═════ MATERIAL

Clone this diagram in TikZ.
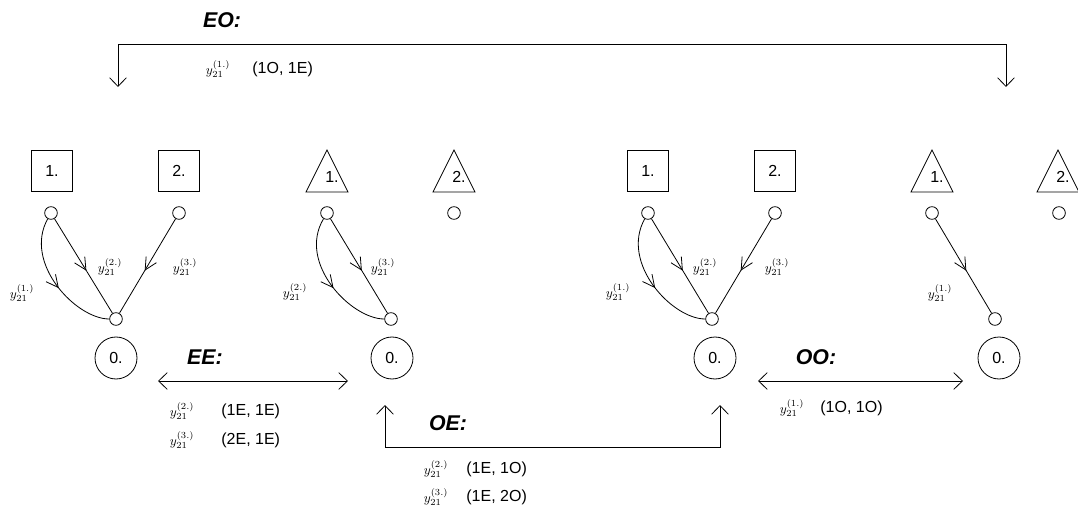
\documentclass[tikz,border=0pt]{standalone}
\usepackage{fontspec}
\setmainfont{Liberation Sans}
\usetikzlibrary{calc,arrows.meta,decorations.markings}
\newcommand{\tikzTriangleNode}[3]{
  \coordinate (#1) at (#2);
  \draw ($(#1)+(-21,21)$) -- ($(#1)+(21,21)$) -- ($(#1)+(0,-21)$) -- cycle;
  \node[lbl] (#1txt) at ($(#1)+(5,6)$) {#3};
}

\begin{document}
\begin{tikzpicture}[x=0.75pt, y=-0.75pt, line width=0.6pt,
  >={Straight Barb[length=6.5pt,width=12.5pt]},
  lbl/.style={inner sep=0pt, font=\fontsize{12}{14}\selectfont},
  boxnode/.style={draw, rectangle, minimum size=31pt, inner sep=0pt, lbl},
  dot/.style={draw, circle, minimum size=9.5pt, inner sep=0pt},
  zero/.style={draw, circle, minimum size=31.5pt, inner sep=0pt, lbl},
  head/.style={inner sep=0pt, font=\fontsize{16}{18}\selectfont\bfseries\itshape},
  ylab/.style={inner sep=0pt, font=\fontsize{10}{12}\selectfont},
  midarrow/.style={postaction={decorate},
    decoration={markings, mark=at position 0.55 with
      {\arrow{Straight Barb[length=9pt,width=9pt]}}}}]
  \useasboundingbox (0,0) rectangle (1078,520);

  % group EE, first
  \node[boxnode] (sqa1) at ( 52,171) {1.};
  \node[boxnode] (sqa2) at (179,171) {2.};
  \node[dot] (da1) at ( 51,213) {};
  \node[dot] (da2) at (179,213) {};
  \node[dot] (ba) at (116,319) {};
  \node[zero] (za) at (116,358) {0.};
  \draw[midarrow] (da1) .. controls +(-28,50) and +(-40,0) .. (ba);
  \draw[midarrow] (da1) -- (ba);
  \draw[midarrow] (da2) -- (ba);
  \node[ylab] (ya1) at ( 22,293) {$y_{21}^{(1.)}$};
  \node[ylab] (ya2) at (110,267) {$y_{21}^{(2.)}$};
  \node[ylab] (ya3) at (185,267) {$y_{21}^{(3.)}$};

  % group EE, second
  \tikzTriangleNode{tra1}{327,171}{1.}
  \tikzTriangleNode{tra2}{454,171}{2.}
  \node[dot] (db1) at (327,213) {};
  \node[dot] (db2) at (454,213) {};
  \node[dot] (bb) at (391,319) {};
  \node[zero] (zb) at (392,358) {0.};
  \draw[midarrow] (db1) .. controls +(-30,50) and +(-40,0) .. (bb);
  \draw[midarrow] (db1) -- (bb);
  \node[ylab] (yb2) at (295,292) {$y_{21}^{(2.)}$};
  \node[ylab] (yb3) at (383,267) {$y_{21}^{(3.)}$};

  % group OO, first
  \node[boxnode] (sqc1) at (648,171) {1.};
  \node[boxnode] (sqc2) at (775,171) {2.};
  \node[dot] (dc1) at (648,213) {};
  \node[dot] (dc2) at (775,213) {};
  \node[dot] (bc) at (712,319) {};
  \node[zero] (zc) at (715,358) {0.};
  \draw[midarrow] (dc1) .. controls +(-28,50) and +(-40,0) .. (bc);
  \draw[midarrow] (dc1) -- (bc);
  \draw[midarrow] (dc2) -- (bc);
  \node[ylab] (yc1) at (618,292) {$y_{21}^{(1.)}$};
  \node[ylab] (yc2) at (705,267) {$y_{21}^{(2.)}$};
  \node[ylab] (yc3) at (777,267) {$y_{21}^{(3.)}$};

  % group OO, second
  \tikzTriangleNode{trd1}{932,171}{1.}
  \tikzTriangleNode{trd2}{1058,171}{2.}
  \node[dot] (dd1) at (932,213) {};
  \node[dot] (dd2) at (1059,213) {};
  \node[dot] (bd) at (995,319) {};
  \node[zero] (zd) at (999,358) {0.};
  \draw[midarrow] (dd1) -- (bd);
  \node[ylab] (yd1) at (940,293) {$y_{21}^{(1.)}$};

  % EO
  \node[head] (eo) at (222,20) {EO:};
  \coordinate (eoL) at (118,87);
  \coordinate (eoR) at (1006,87);
  \draw[<->] (eoL) -- ++(0,-43) -| (eoR);
  \node[ylab] (eoy) at (218,69) {$y_{21}^{(1.)}$};
  \node[lbl, anchor=west] (eot) at (252,69) {(1O, 1E)};

  % EE
  \node[head] (ee) at (205,357) {EE:};
  \coordinate (eeL) at (158,381);
  \coordinate (eeR) at (348,381);
  \draw[<->] (eeL) -- (eeR);
  \node[ylab] (eey1) at (182,411) {$y_{21}^{(2.)}$};
  \node[lbl, anchor=west] (eet1) at (221,411) {(1E, 1E)};
  \node[ylab] (eey2) at (182,440) {$y_{21}^{(3.)}$};
  \node[lbl, anchor=west] (eet2) at (221,440) {(2E, 1E)};

  % OE
  \node[head] (oe) at (448,423) {OE:};
  \coordinate (oeL) at (385,405);
  \coordinate (oeR) at (720,405);
  \draw[<->] (oeL) -- ++(0,42) -| (oeR);
  \node[ylab] (oey1) at (436,469) {$y_{21}^{(2.)}$};
  \node[lbl, anchor=west] (oet1) at (466,469) {(1E, 1O)};
  \node[ylab] (oey2) at (436,497) {$y_{21}^{(3.)}$};
  \node[lbl, anchor=west] (oet2) at (466,497) {(1E, 2O)};

  % OO
  \node[head] (oo) at (816,357) {OO:};
  \coordinate (ooL) at (758,381);
  \coordinate (ooR) at (963,381);
  \draw[<->] (ooL) -- (ooR);
  \node[ylab] (ooy) at (792,408) {$y_{21}^{(1.)}$};
  \node[lbl, anchor=west] (oot) at (820,408) {(1O, 1O)};
\end{tikzpicture}
\end{document}
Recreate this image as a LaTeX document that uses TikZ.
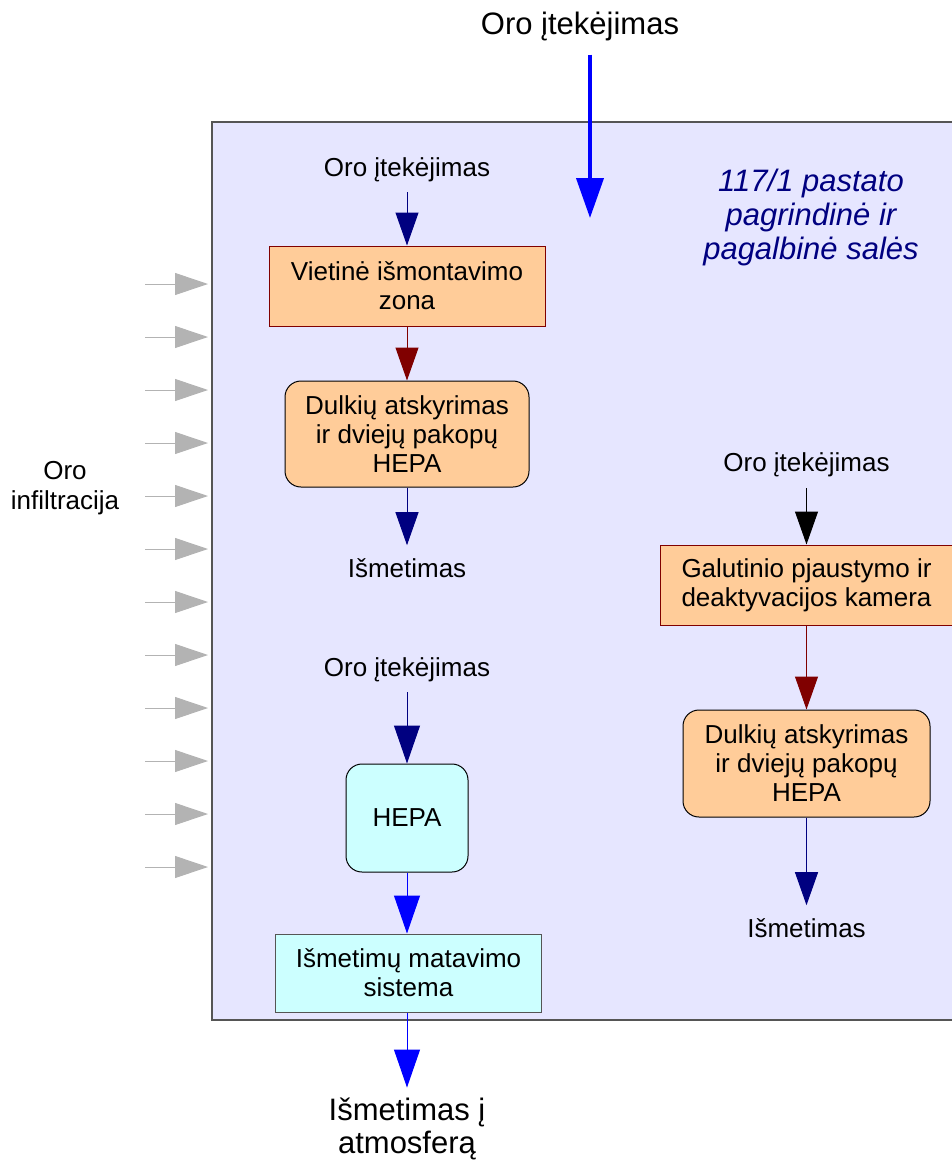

══════════

▸ **JOB**
Reproduce all the records verbatim, excluding images.

▸ **OUTPUT FOR THIS TASK**
Clone this diagram in TikZ.
\documentclass[tikz,border=0pt]{standalone}
\usepackage{fontspec}
\setmainfont{Liberation Sans}
\usetikzlibrary{calc,arrows.meta,decorations.markings}
\newcommand{\tikzTriangleNode}[3]{
  \coordinate (#1) at (#2);
  \draw ($(#1)+(-21,21)$) -- ($(#1)+(21,21)$) -- ($(#1)+(0,-21)$) -- cycle;
  \node[lbl] (#1txt) at ($(#1)+(5,6)$) {#3};
}

\begin{document}
\begin{tikzpicture}[x=0.75pt, y=-0.75pt, line width=0.6pt,
  >={Straight Barb[length=6.5pt,width=12.5pt]},
  lbl/.style={inner sep=0pt, font=\fontsize{12}{14}\selectfont},
  boxnode/.style={draw, rectangle, minimum size=31pt, inner sep=0pt, lbl},
  dot/.style={draw, circle, minimum size=9.5pt, inner sep=0pt},
  zero/.style={draw, circle, minimum size=31.5pt, inner sep=0pt, lbl},
  head/.style={inner sep=0pt, font=\fontsize{16}{18}\selectfont\bfseries\itshape},
  ylab/.style={inner sep=0pt, font=\fontsize{10}{12}\selectfont},
  midarrow/.style={postaction={decorate},
    decoration={markings, mark=at position 0.55 with
      {\arrow{Straight Barb[length=9pt,width=9pt]}}}}]
  \useasboundingbox (0,0) rectangle (1078,520);

  % group EE, first
  \node[boxnode] (sqa1) at ( 52,171) {1.};
  \node[boxnode] (sqa2) at (179,171) {2.};
  \node[dot] (da1) at ( 51,213) {};
  \node[dot] (da2) at (179,213) {};
  \node[dot] (ba) at (116,319) {};
  \node[zero] (za) at (116,358) {0.};
  \draw[midarrow] (da1) .. controls +(-28,50) and +(-40,0) .. (ba);
  \draw[midarrow] (da1) -- (ba);
  \draw[midarrow] (da2) -- (ba);
  \node[ylab] (ya1) at ( 22,293) {$y_{21}^{(1.)}$};
  \node[ylab] (ya2) at (110,267) {$y_{21}^{(2.)}$};
  \node[ylab] (ya3) at (185,267) {$y_{21}^{(3.)}$};

  % group EE, second
  \tikzTriangleNode{tra1}{327,171}{1.}
  \tikzTriangleNode{tra2}{454,171}{2.}
  \node[dot] (db1) at (327,213) {};
  \node[dot] (db2) at (454,213) {};
  \node[dot] (bb) at (391,319) {};
  \node[zero] (zb) at (392,358) {0.};
  \draw[midarrow] (db1) .. controls +(-30,50) and +(-40,0) .. (bb);
  \draw[midarrow] (db1) -- (bb);
  \node[ylab] (yb2) at (295,292) {$y_{21}^{(2.)}$};
  \node[ylab] (yb3) at (383,267) {$y_{21}^{(3.)}$};

  % group OO, first
  \node[boxnode] (sqc1) at (648,171) {1.};
  \node[boxnode] (sqc2) at (775,171) {2.};
  \node[dot] (dc1) at (648,213) {};
  \node[dot] (dc2) at (775,213) {};
  \node[dot] (bc) at (712,319) {};
  \node[zero] (zc) at (715,358) {0.};
  \draw[midarrow] (dc1) .. controls +(-28,50) and +(-40,0) .. (bc);
  \draw[midarrow] (dc1) -- (bc);
  \draw[midarrow] (dc2) -- (bc);
  \node[ylab] (yc1) at (618,292) {$y_{21}^{(1.)}$};
  \node[ylab] (yc2) at (705,267) {$y_{21}^{(2.)}$};
  \node[ylab] (yc3) at (777,267) {$y_{21}^{(3.)}$};

  % group OO, second
  \tikzTriangleNode{trd1}{932,171}{1.}
  \tikzTriangleNode{trd2}{1058,171}{2.}
  \node[dot] (dd1) at (932,213) {};
  \node[dot] (dd2) at (1059,213) {};
  \node[dot] (bd) at (995,319) {};
  \node[zero] (zd) at (999,358) {0.};
  \draw[midarrow] (dd1) -- (bd);
  \node[ylab] (yd1) at (940,293) {$y_{21}^{(1.)}$};

  % EO
  \node[head] (eo) at (222,20) {EO:};
  \coordinate (eoL) at (118,87);
  \coordinate (eoR) at (1006,87);
  \draw[<->] (eoL) -- ++(0,-43) -| (eoR);
  \node[ylab] (eoy) at (218,69) {$y_{21}^{(1.)}$};
  \node[lbl, anchor=west] (eot) at (252,69) {(1O, 1E)};

  % EE
  \node[head] (ee) at (205,357) {EE:};
  \coordinate (eeL) at (158,381);
  \coordinate (eeR) at (348,381);
  \draw[<->] (eeL) -- (eeR);
  \node[ylab] (eey1) at (182,411) {$y_{21}^{(2.)}$};
  \node[lbl, anchor=west] (eet1) at (221,411) {(1E, 1E)};
  \node[ylab] (eey2) at (182,440) {$y_{21}^{(3.)}$};
  \node[lbl, anchor=west] (eet2) at (221,440) {(2E, 1E)};

  % OE
  \node[head] (oe) at (448,423) {OE:};
  \coordinate (oeL) at (385,405);
  \coordinate (oeR) at (720,405);
  \draw[<->] (oeL) -- ++(0,42) -| (oeR);
  \node[ylab] (oey1) at (436,469) {$y_{21}^{(2.)}$};
  \node[lbl, anchor=west] (oet1) at (466,469) {(1E, 1O)};
  \node[ylab] (oey2) at (436,497) {$y_{21}^{(3.)}$};
  \node[lbl, anchor=west] (oet2) at (466,497) {(1E, 2O)};

  % OO
  \node[head] (oo) at (816,357) {OO:};
  \coordinate (ooL) at (758,381);
  \coordinate (ooR) at (963,381);
  \draw[<->] (ooL) -- (ooR);
  \node[ylab] (ooy) at (792,408) {$y_{21}^{(1.)}$};
  \node[lbl, anchor=west] (oot) at (820,408) {(1O, 1O)};
\end{tikzpicture}
\end{document}
Recreate this image as a LaTeX document that uses TikZ.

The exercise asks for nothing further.